● **THE RECORDS**

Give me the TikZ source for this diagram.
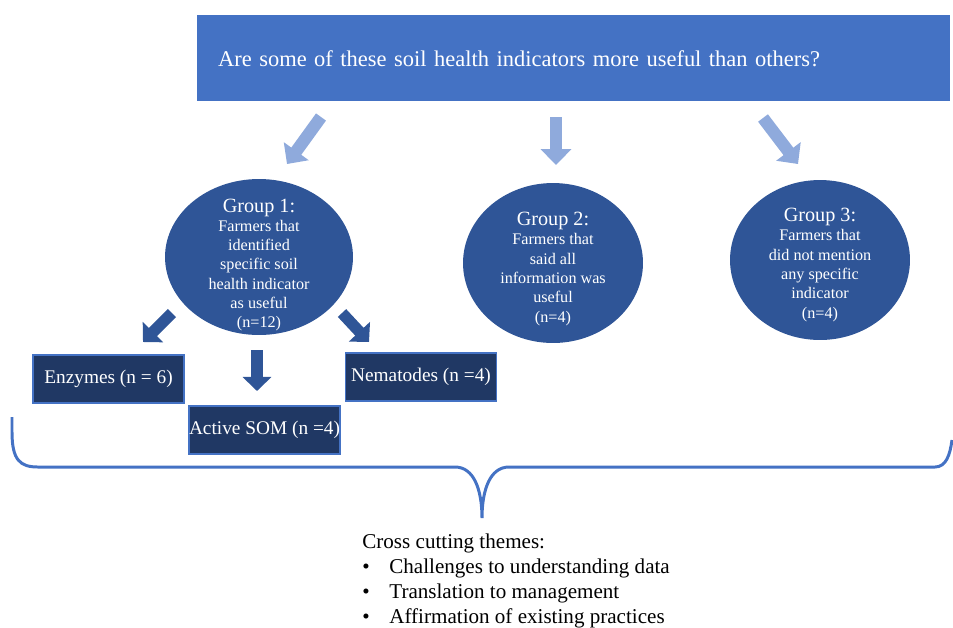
\documentclass[tikz,border=0pt]{standalone}
\usepackage{fontspec}
\setmainfont{Liberation Serif}
\usepackage{xcolor}
\usepackage{tikz}
\usetikzlibrary{arrows.meta,positioning,calc,shapes.geometric}

\definecolor{qblue}{HTML}{4472C4}
\definecolor{arrowblue}{HTML}{8FAADC}
\definecolor{groupblue}{HTML}{2F5597}
\definecolor{boxnavy}{HTML}{203864}

\begin{document}
\begin{tikzpicture}[x=0.02cm, y=-0.02cm,
    groupnode/.style={ellipse, fill=groupblue, inner sep=0pt},
    grouptext/.style={text=white, align=center, inner sep=0pt, font=\fontsize{9.2}{11}\selectfont},
    indicator/.style={rectangle, fill=boxnavy, draw=qblue, line width=0.6pt, text=white,
        minimum width=3.02cm, minimum height=0.96cm, inner sep=0pt, font=\fontsize{11}{13}\selectfont},
    lightarrow/.style={arrowblue, line width=7pt, -{Triangle[width=17pt,length=9pt]}},
    darkarrow/.style={groupblue, line width=6.5pt, -{Triangle[width=16pt,length=8pt]}}]
        \useasboundingbox (0,0) rectangle (953,627);

        % Question banner.
        \node[fill=qblue, text=white, minimum height=1.72cm, text width=14.22cm, inner xsep=0.42cm,
        text height=11.5pt, text depth=0.7pt, align=left, font=\fontsize{12.8}{15}\selectfont]
        (question) at (573.5,57.5)
        {Are some of these soil health indicators more useful than others?};

        % The three farmer groups.
        \node[groupnode, minimum width=3.76cm, minimum height=3.12cm] (group1) at (259,257) {};
        \node[grouptext] (group1text) at (259,265)
        {{\fontsize{11.5}{13}\selectfont Group 1:}\\Farmers that\\identified\\specific soil\\health indicator\\as useful\\(n=12)};
        \node[groupnode, minimum width=3.6cm, minimum height=3.2cm] (group2) at (553,263) {};
        \node[grouptext] (group2text) at (553,269)
        {{\fontsize{11.5}{13}\selectfont Group 2:}\\Farmers that\\said all\\information was\\useful\\(n=4)};
        \node[groupnode, minimum width=3.6cm, minimum height=3.2cm] (group3) at (820,260) {};
        \node[grouptext] (group3text) at (820,265)
        {{\fontsize{11.5}{13}\selectfont Group 3:}\\Farmers that\\did not mention\\any specific\\indicator\\(n=4)};

        % Arrows from the question down to the groups.
        \coordinate (q1) at (321,117);
        \coordinate (g1in) at (287,164);
        \coordinate (q2) at (556,117);
        \coordinate (g2in) at (556,165);
        \coordinate (q3) at (763,118);
        \coordinate (g3in) at (798,164);
        \draw[lightarrow] (q1) -- (g1in);
        \draw[lightarrow] (q2) -- (g2in);
        \draw[lightarrow] (q3) -- (g3in);

        % Indicators named by group 1.
        \node[indicator] (enzymes) at (108.5,379) {Enzymes (n = 6)};
        \node[indicator] (som) at (264.5,430) {Active SOM (n =4)};
        \node[indicator] (nematodes) at (421,377) {Nematodes (n =4)};

        \coordinate (e0) at (172,313);
        \coordinate (e1) at (143,342);
        \coordinate (s0) at (257,350);
        \coordinate (s1) at (257,391);
        \coordinate (n0) at (342,313);
        \coordinate (n1) at (369,342);
        \draw[darkarrow] (e0) -- (e1);
        \draw[darkarrow] (s0) -- (s1);
        \draw[darkarrow] (n0) -- (n1);

        % Brace gathering everything above.
        \draw[qblue, line width=1.7pt] (12,417) -- (12,432) .. controls (12,460) and (20,467) .. (38,467)
        -- (455,467) .. controls (474,467) and (482,490) .. (482,518)
        .. controls (482,490) and (490,467) .. (509,467)
        -- (935,467) .. controls (946,467) and (950,455) .. (952,440);

        % Cross cutting themes.
        \node[anchor=north west, align=left, inner sep=0pt, font=\fontsize{12}{14.2}\selectfont] (themes) at (362,534)
        {Cross cutting themes:\\
        \makebox[0.54cm][l]{\textbullet}Challenges to understanding data\\
        \makebox[0.54cm][l]{\textbullet}Translation to management\\
        \makebox[0.54cm][l]{\textbullet}Affirmation of existing practices};
\end{tikzpicture}
\end{document}
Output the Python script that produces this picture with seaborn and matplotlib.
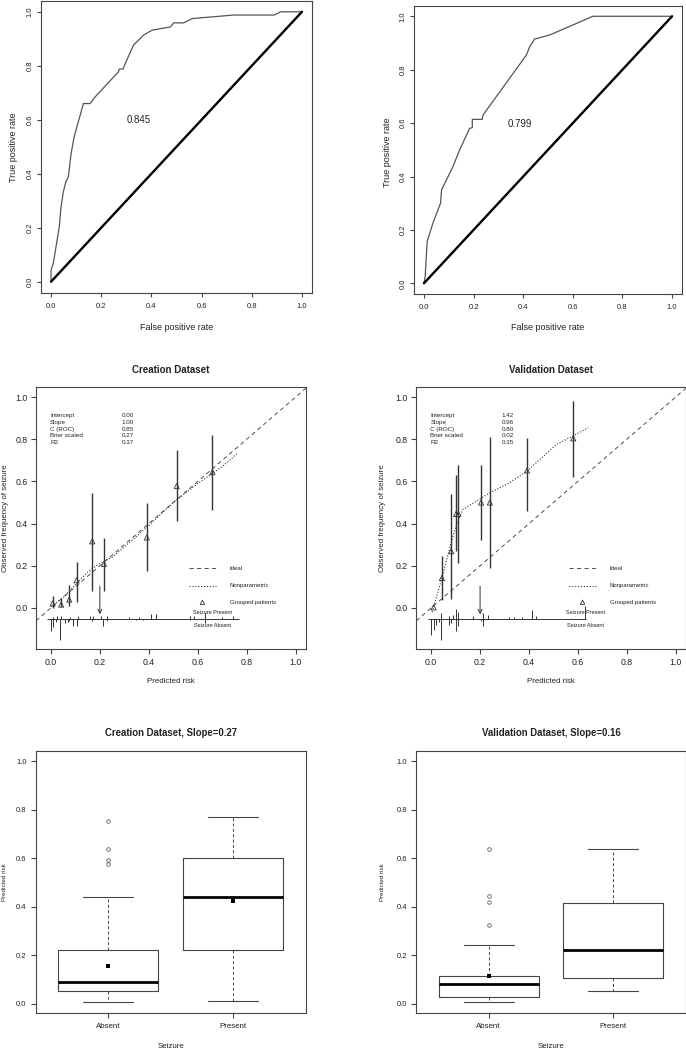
import numpy as np
import pandas as pd
import matplotlib
matplotlib.use("Agg")
import matplotlib.pyplot as plt
import seaborn as sns

# ---------------- data ----------------
# ROC curves
roc_c_fpr = [0, 0, 0.009, 0.033, 0.04, 0.049, 0.059, 0.069, 0.08, 0.092, 0.129, 0.156, 0.176,
             0.269, 0.272, 0.287, 0.296, 0.329, 0.369, 0.403, 0.476, 0.489, 0.529, 0.563,
             0.729, 0.889, 0.916, 1.0]
roc_c_tpr = [0, 0.043, 0.068, 0.204, 0.278, 0.333, 0.37, 0.389, 0.475, 0.537, 0.66, 0.66, 0.685,
             0.778, 0.788, 0.788, 0.809, 0.877, 0.914, 0.932, 0.944, 0.959, 0.959, 0.975,
             0.988, 0.988, 1.0, 1.0]
roc_v_fpr = [0, 0.005, 0.013, 0.036, 0.067, 0.071, 0.117, 0.144, 0.184, 0.195, 0.195, 0.235,
             0.238, 0.413, 0.426, 0.446, 0.46, 0.507, 0.681, 1.0]
roc_v_tpr = [0, 0.025, 0.156, 0.225, 0.30, 0.35, 0.437, 0.50, 0.58, 0.583, 0.614, 0.614,
             0.63, 0.855, 0.886, 0.915, 0.918, 0.93, 1.0, 1.0]
auc_c = "0.845"
auc_v = "0.799"

# Calibration: grouped patients
cal_c_x = [0.007, 0.042, 0.075, 0.105, 0.169, 0.217, 0.392, 0.514, 0.66]
cal_c_y = [0.021, 0.016, 0.04, 0.131, 0.316, 0.209, 0.334, 0.578, 0.644]
cal_c_lo = [0.0, 0.005, 0.008, 0.03, 0.08, 0.079, 0.174, 0.411, 0.465]
cal_c_hi = [0.059, 0.045, 0.11, 0.22, 0.543, 0.332, 0.498, 0.748, 0.82]
cal_v_x = [0.01, 0.044, 0.082, 0.102, 0.111, 0.204, 0.24, 0.392, 0.581]
cal_v_y = [0.003, 0.142, 0.269, 0.446, 0.446, 0.5, 0.5, 0.652, 0.804]
cal_v_lo = [0.0, 0.04, 0.043, 0.269, 0.214, 0.324, 0.19, 0.459, 0.622]
cal_v_hi = [0.0, 0.248, 0.538, 0.628, 0.676, 0.676, 0.81, 0.807, 0.979]

# Calibration: nonparametric curves
np_c_x = [0.003, 0.05, 0.1, 0.15, 0.2, 0.25, 0.3, 0.4, 0.5, 0.6, 0.7, 0.765]
np_c_y = [0.008, 0.05, 0.11, 0.17, 0.212, 0.24, 0.29, 0.39, 0.5, 0.59, 0.67, 0.736]
np_v_x = [0.004, 0.044, 0.082, 0.105, 0.13, 0.204, 0.24, 0.32, 0.392, 0.512, 0.58, 0.642]
np_v_y = [-0.02, 0.142, 0.31, 0.40, 0.467, 0.52, 0.546, 0.593, 0.649, 0.775, 0.815, 0.854]

# Calibration: spike histograms (x position, spike height)
sp_c_pres_x = [0.01, 0.023, 0.041, 0.078, 0.109, 0.16, 0.173, 0.205, 0.228, 0.321, 0.359,
               0.41, 0.43, 0.57, 0.583, 0.631, 0.70, 0.745]
sp_c_pres_h = [0.008, 0.011, 0.014, 0.008, 0.014, 0.011, 0.014, 0.014, 0.011, 0.008, 0.008,
               0.024, 0.024, 0.011, 0.011, 0.027, 0.008, 0.011]
sp_c_abs_x = [0.0, 0.007, 0.02, 0.038, 0.057, 0.068, 0.075, 0.092, 0.105, 0.168, 0.212,
              0.228, 0.348, 0.378, 0.567, 0.631]
sp_c_abs_h = [0.06, 0.04, 0.016, 0.1, 0.02, 0.017, 0.01, 0.036, 0.033, 0.01, 0.033,
              0.01, 0.005, 0.005, 0.005, 0.02]
sp_v_pres_x = [0.042, 0.072, 0.089, 0.1, 0.111, 0.171, 0.212, 0.231, 0.317, 0.339, 0.373,
               0.411, 0.43, 0.63]
sp_v_pres_h = [0.027, 0.014, 0.019, 0.046, 0.03, 0.011, 0.027, 0.019, 0.008, 0.008, 0.008,
               0.04, 0.011, 0.058]
sp_v_abs_x = [0.0, 0.01, 0.02, 0.03, 0.042, 0.072, 0.082, 0.1, 0.111, 0.202, 0.212]
sp_v_abs_h = [0.076, 0.052, 0.028, 0.017, 0.1, 0.028, 0.02, 0.06, 0.036, 0.01, 0.036]
sp_c_range = [-0.014, 0.77]
sp_v_range = [-0.014, 0.635]

stat_names = ["Intercept", "Slope", "C (ROC)", "Brier scaled", "R2"]
stat_c = ["0.00", "1.00", "0.85", "0.27", "0.37"]
stat_v = ["1.42", "0.96", "0.80", "0.02", "0.35"]

# Box plots (five-number summaries)
groups = ["Absent", "Present"]
box_c_whislo = [0.005, 0.01]
box_c_q1 = [0.05, 0.22]
box_c_med = [0.09, 0.44]
box_c_q3 = [0.22, 0.60]
box_c_whishi = [0.44, 0.77]
box_c_fliers = [[0.574, 0.59, 0.639, 0.751], []]
box_c_mean = [0.156, 0.421]
box_v_whislo = [0.005, 0.05]
box_v_q1 = [0.026, 0.105]
box_v_med = [0.08, 0.222]
box_v_q3 = [0.113, 0.415]
box_v_whishi = [0.241, 0.638]
box_v_fliers = [[0.325, 0.417, 0.442, 0.639], []]
box_v_mean = [0.112]

# ---------------- style ----------------
sns.set_theme(style="ticks")
plt.rcParams["font.family"] = ["Liberation Sans", "DejaVu Sans"]
EDGE = "#444444"
plt.rcParams["axes.edgecolor"] = EDGE
plt.rcParams["xtick.color"] = EDGE
plt.rcParams["ytick.color"] = EDGE
plt.rcParams["xtick.labelcolor"] = "#222222"
plt.rcParams["ytick.labelcolor"] = "#222222"

W, H = 686, 1049
fig = plt.figure(figsize=(W / 100, H / 100), dpi=100)
PT = 0.72  # points per pixel


def rect(l, t, r, b):
    return [l / W, 1 - b / H, (r - l) / W, (b - t) / H]


def ftext(x, y, s, **kw):
    kw.setdefault("ha", "center")
    kw.setdefault("va", "center")
    kw.setdefault("color", "#222222")
    fig.text(x / W, 1 - y / H, s, **kw)


def frame(ax):
    for sp in ax.spines.values():
        sp.set_visible(True)
        sp.set_linewidth(0.8)
        sp.set_color(EDGE)


ticks = [0, 0.2, 0.4, 0.6, 0.8, 1.0]
tlabels = ["0.0", "0.2", "0.4", "0.6", "0.8", "1.0"]

# ---------------- ROC panels ----------------
roc_specs = [
    (rect(41, 1, 312, 292.5), roc_c_fpr, roc_c_tpr, auc_c, (0.35, 0.60), 13, 147, 176.5),
    (rect(414, 5.6, 682, 294), roc_v_fpr, roc_v_tpr, auc_v, (0.388, 0.595), 388, 152, 548),
]
for pos, fpr, tpr, auc, aucpos, ylx, yly, xlx in roc_specs:
    ax = fig.add_axes(pos)
    frame(ax)
    sns.lineplot(x=fpr, y=tpr, ax=ax, sort=False, estimator=None, color="#555555", lw=0.9)
    sns.lineplot(x=[0, 1], y=[0, 1], ax=ax, sort=False, estimator=None, color="black", lw=1.7)
    ax.set_xlim(-0.04, 1.04)
    ax.set_ylim(-0.04, 1.04)
    ax.set_xticks(ticks)
    ax.set_xticklabels(tlabels)
    ax.set_yticks(ticks)
    ax.set_yticklabels(tlabels, rotation=90, va="center")
    ax.tick_params(axis="x", length=4 * PT, width=0.8, pad=4.5, labelsize=5.5)
    ax.tick_params(axis="y", length=4 * PT, width=0.8, pad=2.7, labelsize=5.5)
    ax.text(aucpos[0], aucpos[1], auc, fontsize=7, ha="center", va="center", color="#222222")
    ftext(ylx, yly, "True positive rate", rotation=90, fontsize=6.5)
    ftext(xlx, 327, "False positive rate", fontsize=6.5)

# ---------------- Calibration panels ----------------
cal_specs = [
    (rect(36, 387.3, 305.7, 649.3), "Creation Dataset", cal_c_x, cal_c_y, cal_c_lo, cal_c_hi,
     np_c_x, np_c_y, sp_c_pres_x, sp_c_pres_h, sp_c_abs_x, sp_c_abs_h, sp_c_range, stat_c,
     0.66, 5.2, 170.9),
    (rect(416.3, 387.3, 685.7, 649.3), "Validation Dataset", cal_v_x, cal_v_y, cal_v_lo, cal_v_hi,
     np_v_x, np_v_y, sp_v_pres_x, sp_v_pres_h, sp_v_abs_x, sp_v_abs_h, sp_v_range, stat_v,
     0.63, 383, 551),
]
BASE = -0.051
for (pos, title, gx, gy, glo, ghi, nx, ny, px, ph, axs, ah, rng, stats,
     labx, ylx, xcen) in cal_specs:
    ax = fig.add_axes(pos)
    frame(ax)
    ax.set_xlim(-0.0608, 1.0408)
    ax.set_ylim(-0.196, 1.046)
    # ideal line
    ax.axline((0, 0), (1, 1), color="#333333", lw=0.6, linestyle=(0, (5, 4)))
    # nonparametric
    sns.lineplot(x=nx, y=ny, ax=ax, sort=False, estimator=None, color="#333333",
                 lw=0.8, linestyle=(0, (1, 1.6)))
    # grouped patients
    ax.vlines(gx, glo, ghi, color="#333333", lw=1.0)
    sns.scatterplot(x=gx, y=gy, ax=ax, marker="^", s=14, facecolor="none",
                    edgecolor="#333333", linewidth=0.6, zorder=5)
    # spike histogram
    ax.hlines(BASE, rng[0], rng[1], color="#333333", lw=0.7)
    ax.vlines(px, BASE, BASE + np.array(ph), color="#333333", lw=0.7)
    ax.vlines(axs, BASE - np.array(ah), BASE, color="#333333", lw=0.7)
    ax.annotate("", xy=(0.2, -0.03), xytext=(0.2, 0.103),
                arrowprops=dict(arrowstyle="->", color="#333333", lw=0.7,
                                shrinkA=0, shrinkB=0, mutation_scale=7))
    ax.text(labx, -0.021, "Seizure Present", fontsize=4.0, ha="center", va="center",
            color="#222222")
    ax.text(labx, -0.082, "Seizure Absent", fontsize=4.0, ha="center", va="center",
            color="#222222")
    # legend
    ax.plot([0.564, 0.673], [0.188, 0.188], color="#333333", lw=0.6, linestyle=(0, (5, 4)))
    ax.plot([0.564, 0.673], [0.106, 0.106], color="#333333", lw=0.8, linestyle=(0, (1, 1.6)))
    ax.scatter([0.619], [0.027], marker="^", s=10, facecolor="none", edgecolor="#333333",
               linewidth=0.6)
    for yy, lab in zip([0.188, 0.106, 0.027], ["Ideal", "Nonparametric", "Grouped patients"]):
        ax.text(0.731, yy, lab, fontsize=4.3, ha="left", va="center", color="#222222")
    # stats
    for i, (nm, val) in enumerate(zip(stat_names, stats)):
        yy = 0.913 - i * 0.0325
        ax.text(-0.003, yy, nm, fontsize=4.5, ha="left", va="center", color="#222222")
        ax.text(0.288, yy, val, fontsize=4.5, ha="left", va="center", color="#222222")
    ax.set_xticks(ticks)
    ax.set_xticklabels(tlabels)
    ax.set_yticks(ticks)
    ax.set_yticklabels(tlabels)
    ax.tick_params(axis="x", length=5 * PT, width=0.8, pad=3.0, labelsize=6.3)
    ax.tick_params(axis="y", length=5 * PT, width=0.8, pad=2.6, labelsize=6.3)
    ax.set_xlabel("")
    ax.set_ylabel("")
    ftext(xcen, 370, title, fontsize=7, fontweight="bold")
    ftext(xcen, 681.7, "Predicted risk", fontsize=5.7)
    ftext(ylx, 518.3, "Observed frequency of seizure", rotation=90, fontsize=5.7)

# ---------------- Box plots ----------------
box_specs = [
    (rect(36, 751.3, 305.7, 1013.3), "Creation Dataset, Slope=0.27",
     box_c_whislo, box_c_q1, box_c_med, box_c_q3, box_c_whishi, box_c_fliers, box_c_mean,
     4.5, 170.9),
    (rect(416.3, 751.3, 685.7, 1013.3), "Validation Dataset, Slope=0.16",
     box_v_whislo, box_v_q1, box_v_med, box_v_q3, box_v_whishi, box_v_fliers, box_v_mean,
     383, 551),
]
for pos, title, wl, q1, md, q3, wh, fl, mn, ylx, xcen in box_specs:
    ax = fig.add_axes(pos)
    frame(ax)
    stats = [dict(label=g, whislo=a, q1=b, med=c, q3=d, whishi=e, fliers=f)
             for g, a, b, c, d, e, f in zip(groups, wl, q1, md, q3, wh, fl)]
    ax.bxp(stats, positions=[1, 2], widths=0.8, capwidths=0.4, showfliers=True,
           boxprops=dict(color="#444444", lw=0.8),
           whiskerprops=dict(color="#444444", lw=0.7, linestyle=(0, (3, 2.5))),
           capprops=dict(color="#444444", lw=0.8),
           medianprops=dict(color="black", lw=2.0),
           flierprops=dict(marker="o", markersize=2.6, markerfacecolor="none",
                           markeredgecolor="#444444", markeredgewidth=0.5))
    sns.scatterplot(x=[1, 2][:len(mn)], y=mn, ax=ax, marker="s", s=9, color="black",
                    edgecolor="black", linewidth=0, zorder=6)
    ax.set_xlim(0.42, 2.58)
    ax.set_ylim(-0.04, 1.04)
    ax.set_xticks([1, 2])
    ax.set_xticklabels(groups)
    ax.set_yticks(ticks)
    ax.set_yticklabels(tlabels)
    ax.tick_params(axis="x", length=5 * PT, width=0.8, pad=3.3, labelsize=5.7)
    ax.tick_params(axis="y", length=5 * PT, width=0.8, pad=3.2, labelsize=5.5)
    ax.set_xlabel("")
    ax.set_ylabel("")
    ftext(xcen, 733, title, fontsize=6.9, fontweight="bold")
    ftext(xcen, 1046, "Seizure", fontsize=5.7)
    ftext(ylx, 882.3, "Predicted risk", rotation=90, fontsize=4.5)

fig.savefig("out.png", dpi=100)
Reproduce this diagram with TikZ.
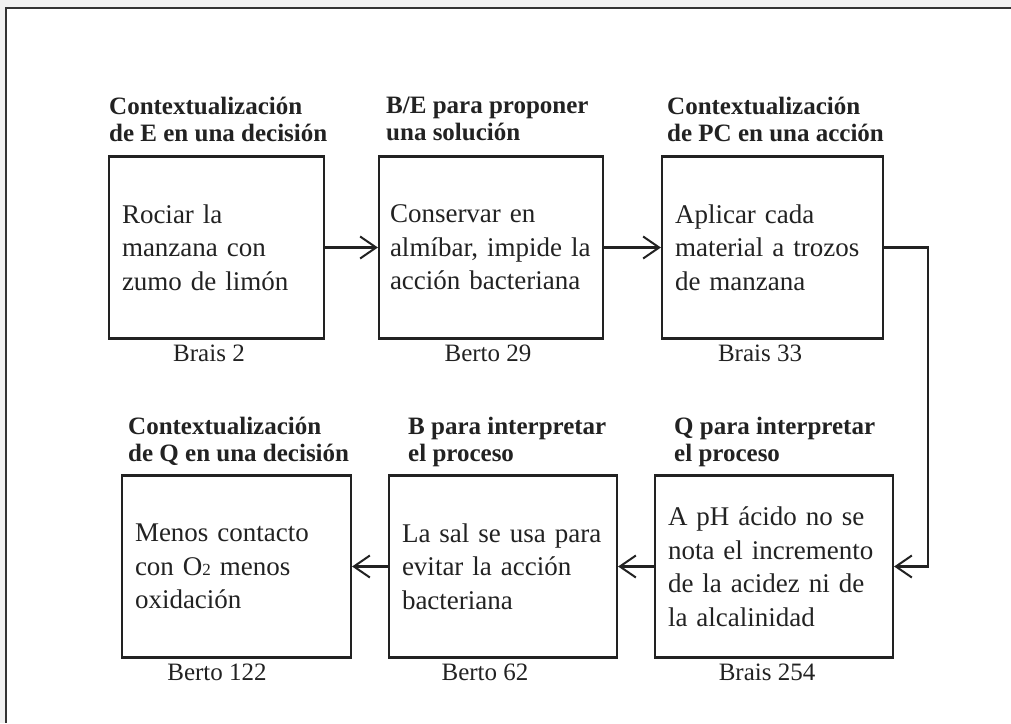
\documentclass[tikz,border=0pt]{standalone}
\usepackage{fontspec}
\setmainfont{Liberation Serif}
\usetikzlibrary{arrows.meta}
\definecolor{ink}{HTML}{222222}
\definecolor{margin}{HTML}{F1F1F1}
\definecolor{frame}{HTML}{333333}
\begin{document}
\begin{tikzpicture}[x=1pt,y=-1pt,
  box/.style={draw=ink,line width=2.2pt,rectangle,inner xsep=13pt,inner ysep=0pt,
    align=left,minimum height=182pt,font=\fontsize{27}{33.5}\selectfont,text=ink},
  head/.style={anchor=north west,inner sep=0pt,align=left,
    font=\bfseries\fontsize{25}{27}\selectfont,text=ink},
  who/.style={inner sep=0pt,font=\fontsize{25}{30}\selectfont,text=ink},
  flow/.style={draw=ink,line width=2.2pt,-{Straight Barb[length=16pt,width=22pt,line width=2pt]}}
]
\useasboundingbox (0,0) rectangle (1011,723);
\fill[margin] (0,0) rectangle (1011,723);
\fill[white] (6,8) rectangle (1011,723);
\draw[frame,line width=1.6pt] (1011,8) -- (6,8) -- (6,723);

% top row
\node[box,text width=189pt] (b1) at (216.5,247.5) {Rociar la\\manzana con\\zumo de limón};
\node[box,text width=202pt,inner xsep=11pt] (b2) at (491,247.5) {Conservar en\\almíbar, impide la\\acción bacteriana};
\node[box,text width=195pt] (b3) at (772.5,247.5) {Aplicar cada\\material a trozos\\de manzana};

\node[head] (h1) at (109,97) {Contextualización\\de E en una decisión};
\node[head] (h2) at (386,97) {B/E para proponer\\una solución};
\node[head] (h3) at (667,97) {Contextualización\\de PC en una acción};

\node[who] (w1) at (209,353) {Brais 2};
\node[who] (w2) at (488,353) {Berto 29};
\node[who] (w3) at (760,353) {Brais 33};

% bottom row
\node[box,text width=203pt] (b6) at (236.5,566.5) {Menos contacto\\con O{\fontsize{17}{17}\selectfont 2} menos\\oxidación};
\node[box,text width=202pt] (b5) at (503,566.5) {La sal se usa para\\evitar la acción\\bacteriana};
\node[box,text width=212pt] (b4) at (774,566.5) {A pH ácido no se\\nota el incremento\\de la acidez ni de\\la alcalinidad};

\node[head] (h6) at (128,417) {Contextualización\\de Q en una decisión};
\node[head] (h5) at (408,417) {B para interpretar\\el proceso};
\node[head] (h4) at (674,417) {Q para interpretar\\el proceso};

\node[who] (w6) at (217,672) {Berto 122};
\node[who] (w5) at (485,672) {Berto 62};
\node[who] (w4) at (767,672) {Brais 254};

% connectors
\draw[flow] (b1.east) -- (b2.west);
\draw[flow] (b2.east) -- (b3.west);
\coordinate (turn) at (928,247.5);
\draw[flow] (b3.east) -- (turn) |- (b4.east);
\draw[flow] (b4.west) -- (b5.east);
\draw[flow] (b5.west) -- (b6.east);
\end{tikzpicture}
\end{document}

● **WHAT THIS TASK INVOLVES**
Take only the lines above from the one that has "Output the Python" through the one that has "import seaborn as sns" and reproduce them exactly, omitting any pictures.

● **EXERCISE ANSWER**
Output the Python script that produces this picture with seaborn and matplotlib.
import numpy as np
import pandas as pd
import matplotlib
matplotlib.use("Agg")
import matplotlib.pyplot as plt
import seaborn as sns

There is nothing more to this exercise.